A Sea Change – Art in Romney Marsh

This autumn a rich and scenic treasure hunt of art has been unfolding in and around Romney Marsh. It’s exciting to see contemporary artists animating the evocative, historic sites of the medieval churches of Romney Marsh, originally built for the isolated shepherd communities living out on the marsh.

Romney Marsh is an atmospheric place, all low-slung land, crumpled and tufted with grass, with yawning large skies above. There is an otherworldiness to the marsh, caught somewhere between sea and land. There is a sense of fluidity to the landscape – soft underfoot, criss-crossed by waterways, with a humble low-profile that doesn’t impose. The very place itself has a sense of space and airiness, a quietness that allows for clarity of thought, reflection and connection with the land.

The Art in Romney Marsh programming deftly responds to this mood and sense of place. It gently sites small thought-provoking interventions in and around five historic churches. Interventions that often draw a resonance between this permeable landscape and the many queer histories that run through it. Dotted across locations, I had a sense of discovery and exploration – a reason to traverse and immerse myself in the marsh, to spend time in this storied landscape, absorbing a sense of its people, its ecologies and its materials.
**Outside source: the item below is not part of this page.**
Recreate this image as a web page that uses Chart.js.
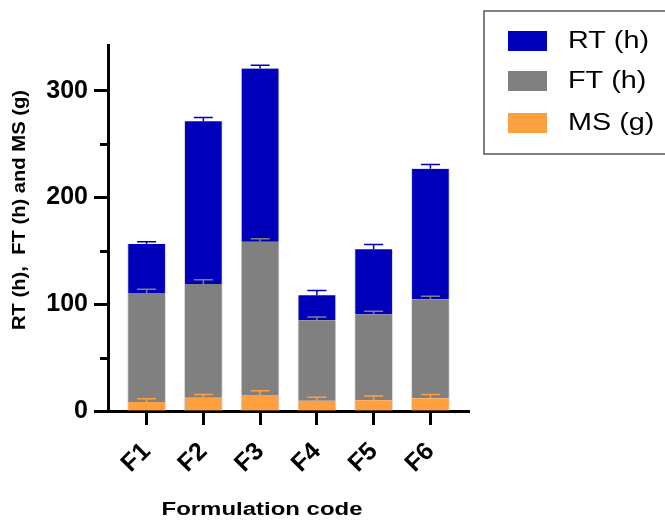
<!DOCTYPE html>
<html lang="en-US">
<head>
  <meta charset="utf-8">
  <title>Formulation code stacked bars</title>
  <script src="https://cdn.jsdelivr.net/npm/chart.js@4/dist/chart.umd.min.js"></script>
  <style>
    html, body { margin: 0; padding: 0; background: #fff; }
    #chart-0 { display: block; }
  </style>
</head>
<body>
  <canvas id="chart-0" width="665" height="521"></canvas>

  <script>
    // values (segment heights, stacked MS -> FT -> RT)
    let labels = ['F1', 'F2', 'F3', 'F4', 'F5', 'F6'];
    let msValues = [8.5, 12.5, 15, 9.5, 10, 12];
    let ftValues = [102, 106.5, 143.5, 75.5, 80.5, 92.5];
    let rtValues = [46, 152.5, 162.5, 23.5, 61, 122.5];
    let msErrors = [3, 3, 4, 3.5, 4, 3.5];
    let ftErrors = [3.5, 4, 3, 3, 3, 3];
    let rtErrors = [2, 3.5, 3, 4.5, 4.5, 4];
    let majorTicks = [0, 100, 200, 300];
    let minorTicks = [50, 150, 250];

    let font = 'Arial, "Liberation Sans", sans-serif';
    let colors = {
      rt: '#0000bb',
      ft: '#808080',
      ms: '#ffa040'
    };

    function points(values) {
      return values.map(function(v, i) {
        return {x: i + 1, y: v};
      });
    }

    // the reference text is drawn a bit wider than plain Arial, so stretch it
    function wideText(ctx, text, x, y, stretch, align) {
      ctx.save();
      ctx.translate(x, y);
      ctx.scale(stretch, 1);
      ctx.textAlign = align || 'center';
      ctx.fillText(text, 0, 0);
      ctx.restore();
    }

    // error bars on top of each stacked segment
    let errorBars = {
      id: 'errorBars',
      afterDatasetsDraw: function(chart) {
        let ctx = chart.ctx;
        let y = chart.scales.y;
        let totals = labels.map(function() { return 0; });
        chart.data.datasets.forEach(function(ds, d) {
          let meta = chart.getDatasetMeta(d);
          ctx.save();
          ctx.strokeStyle = ds.errorColor;
          ctx.lineWidth = 1.5;
          ds.data.forEach(function(pt, i) {
            totals[i] += pt.y;
            let x = meta.data[i].x;
            let y0 = y.getPixelForValue(totals[i]);
            let y1 = y.getPixelForValue(totals[i] + ds.errors[i]);
            ctx.beginPath();
            ctx.moveTo(x, y0);
            ctx.lineTo(x, y1);
            ctx.moveTo(x - 9.5, y1);
            ctx.lineTo(x + 9.5, y1);
            ctx.stroke();
          });
          ctx.restore();
        });
      }
    };

    // minor y ticks, axis titles and the boxed legend
    let decorations = {
      id: 'decorations',
      afterDraw: function(chart) {
        let ctx = chart.ctx;
        let area = chart.chartArea;
        let y = chart.scales.y;
        ctx.save();

        ctx.strokeStyle = '#000';
        ctx.lineWidth = 3;
        minorTicks.forEach(function(v) {
          let py = Math.round(y.getPixelForValue(v)) + 0.5;
          ctx.beginPath();
          ctx.moveTo(area.left - 8, py);
          ctx.lineTo(area.left, py);
          ctx.stroke();
        });

        ctx.fillStyle = '#000';
        ctx.textBaseline = 'middle';
        ctx.font = 'bold 18px ' + font;
        let xTitle = 'Formulation code';
        wideText(ctx, xTitle, 262, 510, 201 / ctx.measureText(xTitle).width);

        ctx.save();
        ctx.translate(20, 210);
        ctx.rotate(-Math.PI / 2);
        ctx.font = 'bold 19px ' + font;
        let yTitle = 'RT (h),  FT (h) and MS (g)';
        wideText(ctx, yTitle, 0, 0, 240 / ctx.measureText(yTitle).width);
        ctx.restore();

        // legend
        ctx.strokeStyle = '#555';
        ctx.lineWidth = 1.5;
        ctx.strokeRect(484, 11, 190, 143);
        let rows = [2, 1, 0];
        let rowY = [41, 81, 123];
        ctx.font = '23px ' + font;
        let stretch = 81 / ctx.measureText('RT (h)').width;
        rows.forEach(function(d, k) {
          let ds = chart.data.datasets[d];
          ctx.fillStyle = ds.backgroundColor;
          ctx.fillRect(508, rowY[k] - 10, 39, 20);
          ctx.fillStyle = '#000';
          wideText(ctx, ds.label, 568, rowY[k] + 1, stretch, 'left');
        });
        ctx.restore();
      }
    };

    let data = {
      datasets: [
        {
          label: 'MS (g)',
          data: points(msValues),
          errors: msErrors,
          backgroundColor: colors.ms,
          errorColor: colors.ms
        },
        {
          label: 'FT (h)',
          data: points(ftValues),
          errors: ftErrors,
          backgroundColor: colors.ft,
          errorColor: colors.ft
        },
        {
          label: 'RT (h)',
          data: points(rtValues),
          errors: rtErrors,
          backgroundColor: colors.rt,
          errorColor: colors.rt
        }
      ]
    };

    let options = {
      responsive: false,
      animation: false,
      layout: {
        padding: {top: 45, right: 196, left: 0, bottom: 0}
      },
      datasets: {
        bar: {
          barThickness: 38,
          borderWidth: {left: 1, right: 1, top: 0, bottom: 0},
          borderColor: '#d6d6d6'
        }
      },
      plugins: {
        legend: {display: false},
        tooltip: {enabled: false}
      },
      scales: {
        x: {
          type: 'linear',
          stacked: true,
          offset: false,
          min: 0.32,
          max: 6.68,
          afterBuildTicks: function(scale) {
            scale.ticks = labels.map(function(l, i) { return {value: i + 1}; });
          },
          afterFit: function(scale) {
            scale.height = 110;
            scale.paddingLeft = 0;
            scale.paddingRight = 0;
          },
          border: {display: true, color: '#000', width: 3},
          grid: {
            offset: false,
            drawOnChartArea: false,
            color: '#000',
            tickLength: 14,
            tickWidth: 3
          },
          ticks: {
            color: '#000',
            font: {family: font, size: 25, weight: 'bold'},
            minRotation: 45,
            maxRotation: 45,
            padding: 12,
            callback: function(v) { return labels[v - 1]; }
          }
        },
        y: {
          stacked: true,
          min: 0,
          max: 343,
          afterBuildTicks: function(scale) {
            scale.ticks = majorTicks.map(function(v) { return {value: v}; });
          },
          afterFit: function(scale) {
            scale.width = 108;
            scale.paddingTop = 0;
            scale.paddingBottom = 0;
          },
          border: {display: true, color: '#000', width: 3},
          grid: {
            drawOnChartArea: false,
            color: '#000',
            tickLength: 14,
            tickWidth: 3
          },
          ticks: {
            color: '#000',
            font: {family: font, size: 25, weight: 'bold'},
            padding: 6
          }
        }
      }
    };

    let chart = new Chart('chart-0', {
      type: 'bar',
      data: data,
      options: options,
      plugins: [errorBars, decorations]
    });
  </script>
</body>
</html>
If you can, do visit on the last weekend of the programme, from 1-5pm on both the 8th and 9th of October 2022. Visit the AiRM page for all the details, including the all important postcodes and what3word locations!

And in the meantime here are some of my favourite moments from my visit.

View through window at St Mary in the Marsh
Ceramics by Rachael House exploring the varying assumed identities of local writer Radclyffe Hall, best known for her lesbian novel The Well of Loneliness.
The first of many beautiful portraits by Elissa Cray and Margate Pride celebrating local queer histories and iconic cultural figures.
An interlude of small ploughing museum, sited within
Giles Round‘s enigmatic interventions …
… both sculptural and colourful paintings…
and his installation of dried thistles in memory of Derek Jarman, also local to the area.
Poetic work by Madinah Farhannah Thompson the text reads: “and all the while, we are reborn”
… her beautiful words running around the edges of a box pew.
Another wonderful ceramic piece from Rachael House celebrating the words of Vita Sackville-West, the queer writer and gardener, often most remembered through Virginia Woolf’s writing of their affair, in the novel Orlando.
The beautiful St Thomas à Becket church at Fairfield, with the approach a track across open fields
Emily Moore’s painterly weaving evoking the shapes and forms of Romney Marsh
A landscape that inspires, tranquil, windswept and unique
A wonderful outdoor demonstration of hand-weaving techniques by the textile artist Nikki Tompsett. (Photo courtesy of artist)
The delicate geometry of Joseph Williams hand-bound structures.
The wonderful ‘Modern Nature Trail’ that accompanies the AiRM programme and can be visited year round, charting the intersecting queer lives of many historic local figures in the arts.